Così ha cominciato a scrivere?
“Ho scritto prima una versione per adulti (che sarà pubblicata in un’antologia) e poi, grazie ai bambini della Pisacane, questa favola. Volevo dare a Clara una speranza di felicità che nella vita reale non ha avuto. E dando speranza alla Clara della mia storia, la stavo dando anche a me stessa e a tutti noi. Ho cercato di mettere della poesia in una storia che di poetico purtroppo non aveva nulla”.

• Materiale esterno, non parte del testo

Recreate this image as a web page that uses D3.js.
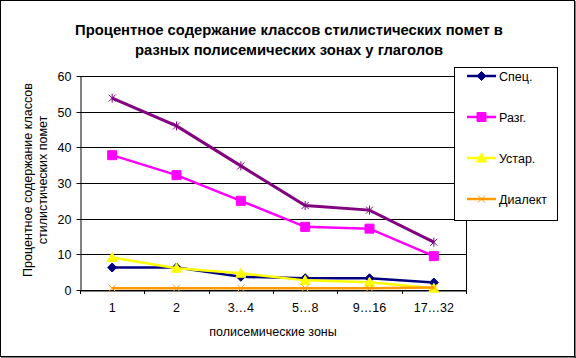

Rispetto a quando scrive testi destinati agli adulti, com’è cambiato il suo approccio alla scrittura, dovendosi rivolgere a lettori più piccoli?
“Ho lavorato molto sulle parole e sulle immagini mentali che la storia mi suscitava. Devo dire che ho faticato il triplo per trovare la voce giusta e i personaggi. Ma ecco, poi i bambini della storia, Suleiman ed Ester, mi hanno preso per mano e hanno fatto tutto loro. È stata un’emozione grandissima vedere che poi il mio testo ha dialogato così bene con le illustrazioni magistrali di Fabio Visintin. Lui è bravissimo e questo lo sapevo già. Ma il suo tratto ha creato la Clara che mi portavo dentro il cuore da mesi. Le ha dato un volto. Le sue illustrazioni mi hanno commosso. Mi sento fortunata ogni volta che apro il libro e le vedo. Poi l’introduzione di Antonella Agnoli, una delle persone che stimo di più in Italia, ha impreziosito il progetto”.
Viviamo in un momento storico complesso, e purtroppo si torna a parlare di razzismo: quali messaggi ha cercato di far passare, raccontando questa storia?
“È un libro sulla libertà, sulla ricerca di qualcosa che ci rende liberi. Naturalmente c’è un sottotesto storico. Qui ho introdotto dei personaggi ponte verso tematiche anche complicate, quali la schiavitù, il colonialismo, la segregazione. Inoltre, volevo introdurre (ed è venuto tutto naturalmente, non era un’intenzione nata a tavolino) un po’ di diversità culturale. Quindi avere una bambina ebrea, i dolci della gastronomia ebraica insieme alla storia della schiavitù in Italia (Suleiman è uno schiavetto nero a Venezia) mi sembrava qualcosa di nuovo da fare. Almeno nuovo nella mia produzione letteraria”.
Il suo prossimo libro sarà un romanzo per adulti o un altro testo per bambini?
“Sarà un romanzo per adulti, con una struttura un po’ particolare. Non dico di più perché sono scaramantica. Ma, ecco, va detto che ora Clara ha aperto dentro di me una strada nuova, che non abbandonerò”.